DevOps Glossary

gRPC Deadline

A gRPC deadline is a per-RPC time limit that tells services when to stop waiting and fail the request.

A gRPC Deadline is a per-RPC time limit that tells the client and server when a request should stop waiting and fail. In practical terms, it prevents a gRPC call from hanging too long, wasting resources, or causing slow failures across a chain of services.

What it does

A gRPC deadline sets the latest point in time by which an RPC must complete. If the call does not finish before that time, gRPC cancels the operation and returns a deadline-related error to the caller.

Deadlines are especially important in distributed systems because one user request may trigger several service-to-service calls. Without clear time limits, a slow downstream service can tie up threads, connections, memory, and queue capacity across multiple services.

How it works

  • The client sets a deadline: For example, a client may set a 200 ms deadline for a pricing lookup or a 5 second deadline for a report request.
  • The deadline travels with the RPC: gRPC can propagate deadline information to downstream calls, so each service knows how much time remains.
  • The server observes cancellation: When the deadline expires, the server should stop work if possible and clean up resources.
  • The client receives an error: In gRPC, an expired deadline usually returns the status code DEADLINE_EXCEEDED.

Deadline vs timeout

A timeout is usually a duration, such as “wait up to 2 seconds.” A deadline is usually an absolute point in time, such as “this call must finish by 12:00:02.500.”

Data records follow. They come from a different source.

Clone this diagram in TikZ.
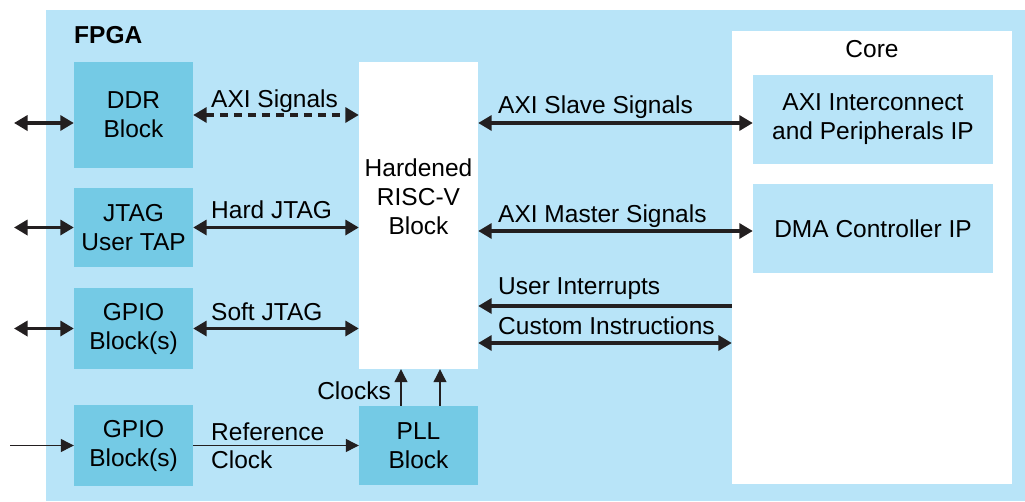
\documentclass[tikz,border=0pt]{standalone}
\usepackage{fontspec}
\setmainfont{Liberation Sans}
\usetikzlibrary{arrows.meta}
\definecolor{fpgabg}{RGB}{184,228,248}
\definecolor{blockfill}{RGB}{116,202,229}
\definecolor{wirecol}{RGB}{35,31,32}
\tikzset{
	block/.style={fill=blockfill,inner sep=0pt,align=center,minimum width=119pt},
	ipbox/.style={fill=fpgabg,inner sep=0pt,align=center,minimum width=240pt,minimum height=89pt},
	bus/.style={draw=wirecol,line width=3.3pt,{Triangle[length=13.5pt,width=15pt]}-{Triangle[length=13.5pt,width=15pt]}},
	busin/.style={draw=wirecol,line width=3.3pt,-{Triangle[length=13.5pt,width=15pt]}},
	wire/.style={draw=wirecol,line width=1.2pt,-{Triangle[length=13pt,width=13pt]}},
	sig/.style={anchor=base west,inner sep=0pt}
}
\begin{document}
\begin{tikzpicture}[x=1pt,y=-1pt,font=\fontsize{24.5}{29}\selectfont]
		
		\useasboundingbox (0,0) rectangle (1025,501);
		
		% Fondo FPGA
		\fill[fpgabg] (46,10) rectangle (1025,501);
		\node[anchor=base west,inner sep=0pt,font=\fontsize{24.5}{29}\selectfont\bfseries] (fpga) at (74,43) {FPGA};
		
		% Bloques
		\node[block,minimum height=106pt] (ddr) at (133.5,115) {DDR\\Block};
		\node[block,minimum height=79pt] (jtag) at (133.5,227.5) {JTAG\\User TAP};
		\node[block,minimum height=81pt] (gpioa) at (133.5,328.5) {GPIO\\Block(s)};
		\node[block,minimum height=81pt] (gpiob) at (133.5,445.5) {GPIO\\Block(s)};
		\node[block,minimum height=79pt] (pll) at (418.5,445.5) {PLL\\Block};
		\node[fill=white,minimum width=119pt,minimum height=307pt] (risc) at (418.5,215.5) {};
		\node[align=center] (risctext) at (418.5,197) {Hardened\\RISC-V\\Block};
		
		% Core
		\node[fill=white,minimum width=280pt,minimum height=453pt] (core) at (872,257.5) {};
		\node[anchor=base,inner sep=0pt] (coretext) at (872,57) {Core};
		\node[ipbox] (axiic) at (873,119.5) {AXI Interconnect\\and Peripherals IP};
		\node[ipbox] (dma) at (873,228.5) {DMA Controller IP};
		
		% Puertos externos
		\coordinate (extddr) at (14,123);
		\coordinate (extjtag) at (14,227.5);
		\coordinate (extgpio) at (14,328.5);
		\coordinate (extclk) at (10,445.5);
		\draw[bus] (extddr) -- (ddr.west |- extddr);
		\draw[bus] (extjtag) -- (jtag.west);
		\draw[bus] (extgpio) -- (gpioa.west);
		\draw[wire] (extclk) -- (gpiob.west);
		
		% Conexiones izquierda
		\draw[bus,dashed,dash pattern=on 8pt off 6pt] (ddr.east) -- (risc.west |- ddr.east);
		\draw[bus] (jtag.east) -- (risc.west |- jtag.east);
		\draw[bus] (gpioa.east) -- (risc.west |- gpioa.east);
		\draw[wire] (gpiob.east) -- (pll.west);
		\draw[wire] ([xshift=-17.5pt]pll.north) -- ([xshift=-17.5pt]risc.south);
		\draw[wire] ([xshift=21.5pt]pll.north) -- ([xshift=21.5pt]risc.south);
		
		% Conexiones derecha
		\coordinate (yslave) at (0,123);
		\coordinate (ymaster) at (0,231);
		\coordinate (yirq) at (0,306);
		\coordinate (ycustom) at (0,343);
		\draw[bus] (risc.east |- yslave) -- (axiic.west |- yslave);
		\draw[bus] (risc.east |- ymaster) -- (dma.west |- ymaster);
		\draw[busin] (core.west |- yirq) -- (risc.east |- yirq);
		\draw[bus] (risc.east |- ycustom) -- (core.west |- ycustom);
		
		% Etiquetas
		\node[sig] at (211,107) {AXI Signals};
		\node[sig] at (211,218) {Hard JTAG};
		\node[sig] at (211,320) {Soft JTAG};
		\node[sig] at (211,440) {Reference};
		\node[sig] at (211,468) {Clock};
		\node[anchor=base east,inner sep=0pt] at (391,399) {Clocks};
		\node[sig] at (498,113) {AXI Slave Signals};
		\node[sig] at (498,222) {AXI Master Signals};
		\node[sig] at (498,294) {User Interrupts};
		\node[sig] at (498,334) {Custom Instructions};
		
	\end{tikzpicture}
\end{document}
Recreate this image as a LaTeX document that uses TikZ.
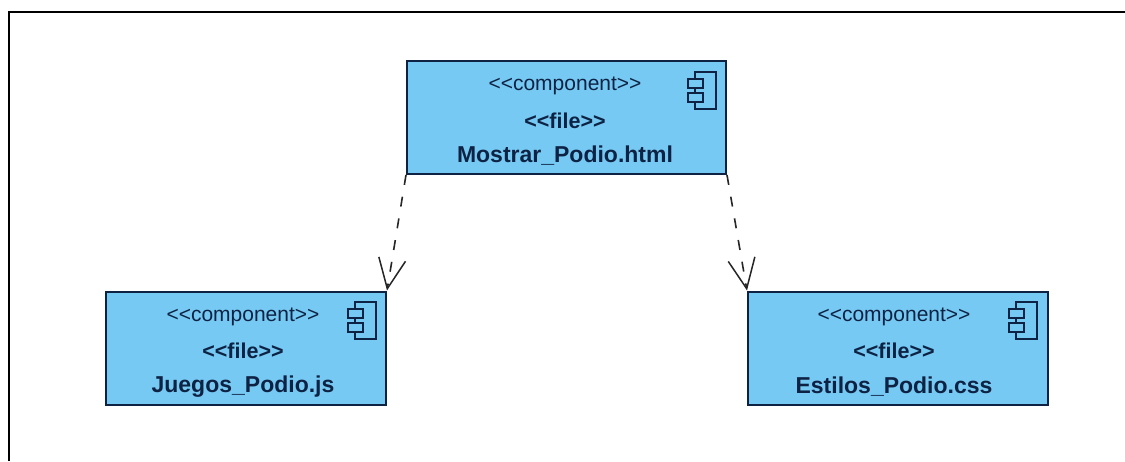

In day-to-day engineering, teams often use the terms together, but the distinction matters in service chains. A deadline lets downstream services calculate the remaining time budget instead of each service starting a fresh timeout and making the total request much slower than intended.

Common use cases

  • Service-to-service APIs: Keep internal gRPC calls from blocking request paths indefinitely.
  • Request budget enforcement: Make sure a frontend request with a 1 second target does not spend 900 ms in one downstream dependency.
  • Load protection: Cancel work that is no longer useful after the caller has already given up.
  • Retry control: Combine deadlines with retries so retries do not exceed the original request budget.
  • SLO-aware systems: Align RPC behavior with latency objectives, such as a 300 ms p95 target for a checkout dependency.

Simple example

Suppose an API gateway receives a checkout request and has a 1 second budget to respond. It calls an inventory service, a pricing service, and a payment risk service.

  • The gateway sets a deadline 1 second in the future.
  • The inventory service receives the call after 50 ms, so it has about 950 ms remaining.
  • If inventory calls a warehouse service, it passes along the remaining time budget.
  • If the deadline expires, gRPC cancels the call and returns DEADLINE_EXCEEDED.

This keeps the checkout path bounded. It also helps downstream services avoid finishing work for a request that the user will no longer receive.

Benefits

  • Better resource control: Expired requests can release CPU, memory, database connections, and network resources.
  • More predictable latency: Services fail within a known time window instead of waiting indefinitely.
  • Cleaner failure behavior: Callers can handle deadline errors with fallbacks, retries, cached data, or user-facing error messages.
  • Safer retries: A shared deadline helps prevent retry storms that exceed the original request budget.

Tradeoffs and pitfalls

  • Too short: Valid requests may fail during normal latency spikes, deploys, garbage collection pauses, or database contention.
  • Too long: Slow calls can still consume resources and increase tail latency.
  • Ignoring cancellation: Server handlers need to check cancellation signals and stop expensive work when possible.
  • Uncoordinated retries: Retrying without considering the remaining deadline can make an outage worse.
  • Missing observability: Teams should track DEADLINE_EXCEEDED rates, latency percentiles, and downstream dependency timing.

Related concepts

  • gRPC status code: DEADLINE_EXCEEDED indicates that the deadline expired before the operation completed.
  • Cancellation: A signal that the caller no longer needs the result, often caused by a deadline expiring.
  • Retry policy: Logic that decides whether to retry a failed call. It should respect the remaining deadline.
  • Circuit breaker: A protection pattern that stops calls to unhealthy dependencies. Deadlines limit individual calls, while circuit breakers limit repeated calls to failing services.
  • Request context: In many gRPC implementations, deadline and cancellation information live in the request context.

Practical guidance

  • Set deadlines on client calls by default instead of relying on infinite waits.
  • Base deadline values on real latency data, not guesses.
  • Use shorter deadlines for interactive paths, such as search or checkout, and longer deadlines for batch or admin workflows.
  • Propagate deadlines across service boundaries so downstream services see the remaining time budget.
  • Make server handlers cancellation-aware, especially before expensive database queries, external API calls, or large computations.
  • Alert on sudden increases in DEADLINE_EXCEEDED errors, since they often point to dependency latency, saturation, or bad timeout settings.